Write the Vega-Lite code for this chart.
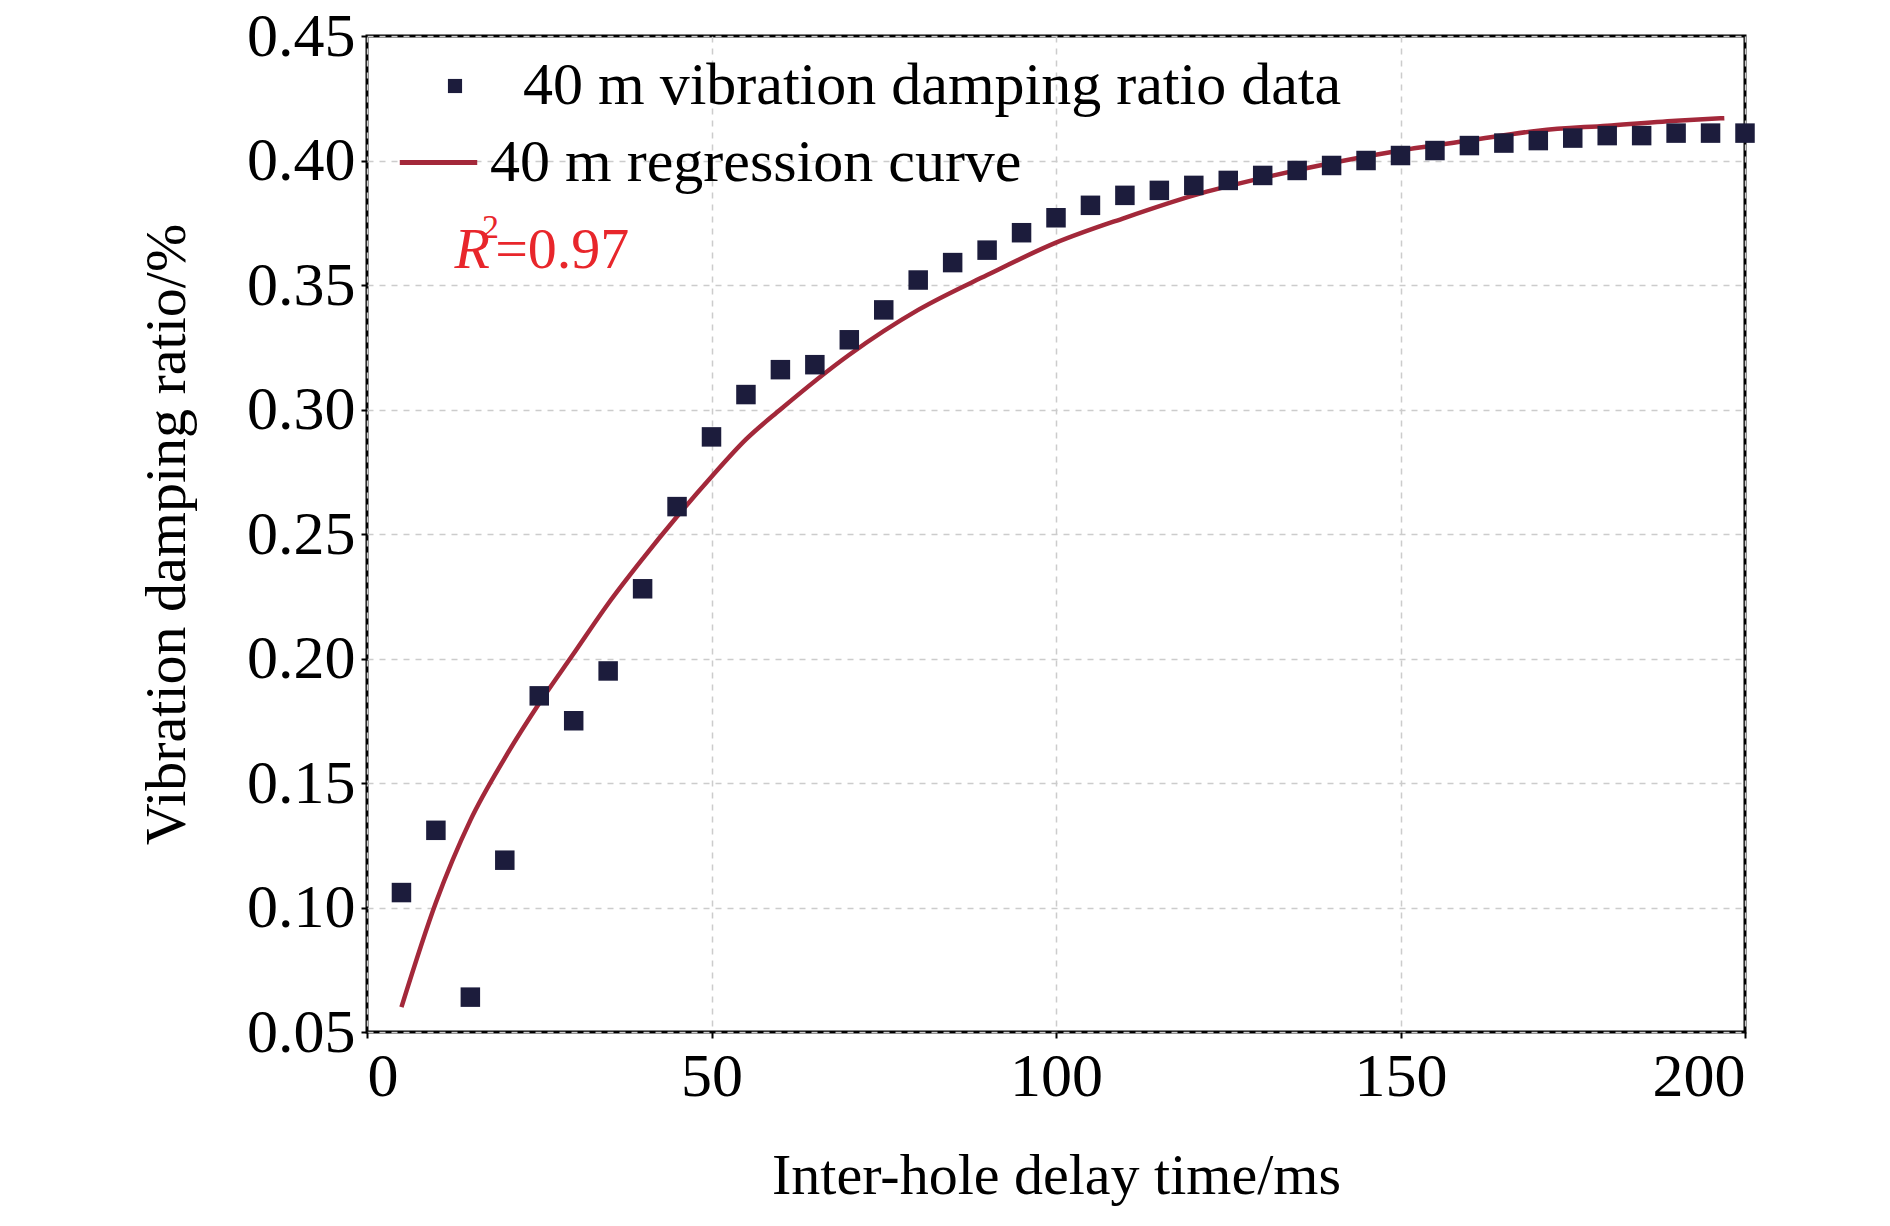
{
  "$schema": "https://vega.github.io/schema/vega-lite/v6.json",
  "width": 1378,
  "height": 996,
  "autosize": "none",
  "padding": {"left": 367, "top": 36, "right": 145, "bottom": 194},
  "background": "white",
  "datasets": {
    "pts": [
      {"t": 5, "r": 0.106}, {"t": 10, "r": 0.131}, {"t": 15, "r": 0.064}, {"t": 20, "r": 0.119},
      {"t": 25, "r": 0.185}, {"t": 30, "r": 0.175}, {"t": 35, "r": 0.195}, {"t": 40, "r": 0.228},
      {"t": 45, "r": 0.261}, {"t": 50, "r": 0.289}, {"t": 55, "r": 0.306}, {"t": 60, "r": 0.316},
      {"t": 65, "r": 0.318}, {"t": 70, "r": 0.328}, {"t": 75, "r": 0.340}, {"t": 80, "r": 0.352},
      {"t": 85, "r": 0.359}, {"t": 90, "r": 0.364}, {"t": 95, "r": 0.371}, {"t": 100, "r": 0.377},
      {"t": 105, "r": 0.382}, {"t": 110, "r": 0.386}, {"t": 115, "r": 0.388}, {"t": 120, "r": 0.390},
      {"t": 125, "r": 0.392}, {"t": 130, "r": 0.394}, {"t": 135, "r": 0.396}, {"t": 140, "r": 0.398},
      {"t": 145, "r": 0.400}, {"t": 150, "r": 0.402}, {"t": 155, "r": 0.404}, {"t": 160, "r": 0.406},
      {"t": 165, "r": 0.407}, {"t": 170, "r": 0.408}, {"t": 175, "r": 0.409}, {"t": 180, "r": 0.410},
      {"t": 185, "r": 0.410}, {"t": 190, "r": 0.411}, {"t": 195, "r": 0.411}, {"t": 200, "r": 0.411}
    ],
    "fit": [
      {"t": 5, "r": 0.060}, {"t": 10, "r": 0.102}, {"t": 15, "r": 0.135}, {"t": 20, "r": 0.160},
      {"t": 25, "r": 0.182}, {"t": 30, "r": 0.202}, {"t": 35, "r": 0.222}, {"t": 40, "r": 0.240},
      {"t": 45, "r": 0.257}, {"t": 50, "r": 0.273}, {"t": 55, "r": 0.288}, {"t": 60, "r": 0.300},
      {"t": 70, "r": 0.322}, {"t": 80, "r": 0.340}, {"t": 90, "r": 0.354}, {"t": 100, "r": 0.367},
      {"t": 110, "r": 0.377}, {"t": 120, "r": 0.386}, {"t": 130, "r": 0.393}, {"t": 140, "r": 0.399},
      {"t": 150, "r": 0.404}, {"t": 160, "r": 0.408}, {"t": 170, "r": 0.412}, {"t": 180, "r": 0.414},
      {"t": 190, "r": 0.416}, {"t": 197, "r": 0.417}
    ],
    "notes": [
      {"t": 12.7, "r": 0.357, "s": "R", "k": "r"},
      {"t": 16.7, "r": 0.369, "s": "2", "k": "sup"},
      {"t": 18.6, "r": 0.357, "s": "=0.97", "k": "eq"}
    ]
  },
  "encoding": {
    "x": {
      "field": "t", "type": "quantitative",
      "scale": {"domain": [0, 200], "nice": false},
      "axis": {"values": [0, 50, 100, 150, 200], "title": "Inter-hole delay time/ms", "titlePadding": 40, "labelPadding": 8}
    },
    "y": {
      "field": "r", "type": "quantitative",
      "scale": {"domain": [0.05, 0.45], "nice": false, "zero": false},
      "axis": {"values": [0.05, 0.1, 0.15, 0.2, 0.25, 0.3, 0.35, 0.4, 0.45], "format": ".2f", "title": "Vibration damping ratio/%", "titlePadding": 50, "labelPadding": 6}
    }
  },
  "layer": [
    {
      "data": {"name": "fit"},
      "mark": {"type": "line", "strokeWidth": 4.5, "interpolate": "monotone"},
      "encoding": {
        "color": {
          "datum": "40 m regression curve", "type": "nominal",
          "scale": {"range": ["#a3283a"]},
          "legend": {"orient": "none", "legendX": 30, "legendY": 85, "title": null, "symbolType": "stroke", "symbolSize": 6000, "symbolStrokeWidth": 5, "labelFontSize": 60, "labelFont": "Liberation Serif", "labelColor": "black", "labelOffset": 10, "labelLimit": 0}
        }
      }
    },
    {
      "data": {"name": "pts"},
      "mark": {"type": "point", "shape": "square", "filled": true, "size": 380, "color": "#1c1c3c", "opacity": 1},
      "encoding": {
        "shape": {
          "datum": "40 m vibration damping ratio data", "type": "nominal",
          "scale": {"range": ["square"]},
          "legend": {"orient": "none", "legendX": 58, "legendY": 20, "title": null, "symbolSize": 200, "symbolFillColor": "#1c1c3c", "symbolStrokeColor": "#1c1c3c", "symbolOpacity": 1, "labelFontSize": 60, "labelFont": "Liberation Serif", "labelColor": "black", "labelOffset": 38, "labelLimit": 0}
        }
      }
    },
    {
      "data": {"name": "notes"},
      "transform": [{"filter": "datum.k == 'r'"}],
      "mark": {"type": "text", "align": "left", "baseline": "alphabetic", "fontSize": 58, "font": "Liberation Serif", "fontStyle": "italic", "color": "#e8262b"},
      "encoding": {"text": {"field": "s"}}
    },
    {
      "data": {"name": "notes"},
      "transform": [{"filter": "datum.k == 'sup'"}],
      "mark": {"type": "text", "align": "left", "baseline": "alphabetic", "fontSize": 34, "font": "Liberation Serif", "color": "#e8262b"},
      "encoding": {"text": {"field": "s"}}
    },
    {
      "data": {"name": "notes"},
      "transform": [{"filter": "datum.k == 'eq'"}],
      "mark": {"type": "text", "align": "left", "baseline": "alphabetic", "fontSize": 58, "font": "Liberation Serif", "color": "#e8262b"},
      "encoding": {"text": {"field": "s"}}
    }
  ],
  "resolve": {"legend": {"color": "independent", "shape": "independent"}},
  "config": {
    "view": {"stroke": "black", "strokeWidth": 3},
    "font": "Liberation Serif",
    "axis": {
      "labelFont": "Liberation Serif", "titleFont": "Liberation Serif",
      "labelFontSize": 62, "titleFontSize": 58, "titleFontWeight": "normal",
      "labelColor": "black", "titleColor": "black",
      "domain": false, "tickColor": "black", "tickSize": 6, "tickWidth": 2,
      "gridColor": "#cccccc", "gridDash": [6, 6], "gridWidth": 1.5
    }
  }
}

★ ★ ★ ★

> _Your instructions_:
Output the lines above in full and exactly as given, omitting any pictures.

> _Result below_:
Write the Vega-Lite code for this chart.
{
  "$schema": "https://vega.github.io/schema/vega-lite/v6.json",
  "width": 1378,
  "height": 996,
  "autosize": "none",
  "padding": {"left": 367, "top": 36, "right": 145, "bottom": 194},
  "background": "white",
  "datasets": {
    "pts": [
      {"t": 5, "r": 0.106}, {"t": 10, "r": 0.131}, {"t": 15, "r": 0.064}, {"t": 20, "r": 0.119},
      {"t": 25, "r": 0.185}, {"t": 30, "r": 0.175}, {"t": 35, "r": 0.195}, {"t": 40, "r": 0.228},
      {"t": 45, "r": 0.261}, {"t": 50, "r": 0.289}, {"t": 55, "r": 0.306}, {"t": 60, "r": 0.316},
      {"t": 65, "r": 0.318}, {"t": 70, "r": 0.328}, {"t": 75, "r": 0.340}, {"t": 80, "r": 0.352},
      {"t": 85, "r": 0.359}, {"t": 90, "r": 0.364}, {"t": 95, "r": 0.371}, {"t": 100, "r": 0.377},
      {"t": 105, "r": 0.382}, {"t": 110, "r": 0.386}, {"t": 115, "r": 0.388}, {"t": 120, "r": 0.390},
      {"t": 125, "r": 0.392}, {"t": 130, "r": 0.394}, {"t": 135, "r": 0.396}, {"t": 140, "r": 0.398},
      {"t": 145, "r": 0.400}, {"t": 150, "r": 0.402}, {"t": 155, "r": 0.404}, {"t": 160, "r": 0.406},
      {"t": 165, "r": 0.407}, {"t": 170, "r": 0.408}, {"t": 175, "r": 0.409}, {"t": 180, "r": 0.410},
      {"t": 185, "r": 0.410}, {"t": 190, "r": 0.411}, {"t": 195, "r": 0.411}, {"t": 200, "r": 0.411}
    ],
    "fit": [
      {"t": 5, "r": 0.060}, {"t": 10, "r": 0.102}, {"t": 15, "r": 0.135}, {"t": 20, "r": 0.160},
      {"t": 25, "r": 0.182}, {"t": 30, "r": 0.202}, {"t": 35, "r": 0.222}, {"t": 40, "r": 0.240},
      {"t": 45, "r": 0.257}, {"t": 50, "r": 0.273}, {"t": 55, "r": 0.288}, {"t": 60, "r": 0.300},
      {"t": 70, "r": 0.322}, {"t": 80, "r": 0.340}, {"t": 90, "r": 0.354}, {"t": 100, "r": 0.367},
      {"t": 110, "r": 0.377}, {"t": 120, "r": 0.386}, {"t": 130, "r": 0.393}, {"t": 140, "r": 0.399},
      {"t": 150, "r": 0.404}, {"t": 160, "r": 0.408}, {"t": 170, "r": 0.412}, {"t": 180, "r": 0.414},
      {"t": 190, "r": 0.416}, {"t": 197, "r": 0.417}
    ],
    "notes": [
      {"t": 12.7, "r": 0.357, "s": "R", "k": "r"},
      {"t": 16.7, "r": 0.369, "s": "2", "k": "sup"},
      {"t": 18.6, "r": 0.357, "s": "=0.97", "k": "eq"}
    ]
  },
  "encoding": {
    "x": {
      "field": "t", "type": "quantitative",
      "scale": {"domain": [0, 200], "nice": false},
      "axis": {"values": [0, 50, 100, 150, 200], "title": "Inter-hole delay time/ms", "titlePadding": 40, "labelPadding": 8}
    },
    "y": {
      "field": "r", "type": "quantitative",
      "scale": {"domain": [0.05, 0.45], "nice": false, "zero": false},
      "axis": {"values": [0.05, 0.1, 0.15, 0.2, 0.25, 0.3, 0.35, 0.4, 0.45], "format": ".2f", "title": "Vibration damping ratio/%", "titlePadding": 50, "labelPadding": 6}
    }
  },
  "layer": [
    {
      "data": {"name": "fit"},
      "mark": {"type": "line", "strokeWidth": 4.5, "interpolate": "monotone"},
      "encoding": {
        "color": {
          "datum": "40 m regression curve", "type": "nominal",
          "scale": {"range": ["#a3283a"]},
          "legend": {"orient": "none", "legendX": 30, "legendY": 85, "title": null, "symbolType": "stroke", "symbolSize": 6000, "symbolStrokeWidth": 5, "labelFontSize": 60, "labelFont": "Liberation Serif", "labelColor": "black", "labelOffset": 10, "labelLimit": 0}
        }
      }
    },
    {
      "data": {"name": "pts"},
      "mark": {"type": "point", "shape": "square", "filled": true, "size": 380, "color": "#1c1c3c", "opacity": 1},
      "encoding": {
        "shape": {
          "datum": "40 m vibration damping ratio data", "type": "nominal",
          "scale": {"range": ["square"]},
          "legend": {"orient": "none", "legendX": 58, "legendY": 20, "title": null, "symbolSize": 200, "symbolFillColor": "#1c1c3c", "symbolStrokeColor": "#1c1c3c", "symbolOpacity": 1, "labelFontSize": 60, "labelFont": "Liberation Serif", "labelColor": "black", "labelOffset": 38, "labelLimit": 0}
        }
      }
    },
    {
      "data": {"name": "notes"},
      "transform": [{"filter": "datum.k == 'r'"}],
      "mark": {"type": "text", "align": "left", "baseline": "alphabetic", "fontSize": 58, "font": "Liberation Serif", "fontStyle": "italic", "color": "#e8262b"},
      "encoding": {"text": {"field": "s"}}
    },
    {
      "data": {"name": "notes"},
      "transform": [{"filter": "datum.k == 'sup'"}],
      "mark": {"type": "text", "align": "left", "baseline": "alphabetic", "fontSize": 34, "font": "Liberation Serif", "color": "#e8262b"},
      "encoding": {"text": {"field": "s"}}
    },
    {
      "data": {"name": "notes"},
      "transform": [{"filter": "datum.k == 'eq'"}],
      "mark": {"type": "text", "align": "left", "baseline": "alphabetic", "fontSize": 58, "font": "Liberation Serif", "color": "#e8262b"},
      "encoding": {"text": {"field": "s"}}
    }
  ],
  "resolve": {"legend": {"color": "independent", "shape": "independent"}},
  "config": {
    "view": {"stroke": "black", "strokeWidth": 3},
    "font": "Liberation Serif",
    "axis": {
      "labelFont": "Liberation Serif", "titleFont": "Liberation Serif",
      "labelFontSize": 62, "titleFontSize": 58, "titleFontWeight": "normal",
      "labelColor": "black", "titleColor": "black",
      "domain": false, "tickColor": "black", "tickSize": 6, "tickWidth": 2,
      "gridColor": "#cccccc", "gridDash": [6, 6], "gridWidth": 1.5
    }
  }
}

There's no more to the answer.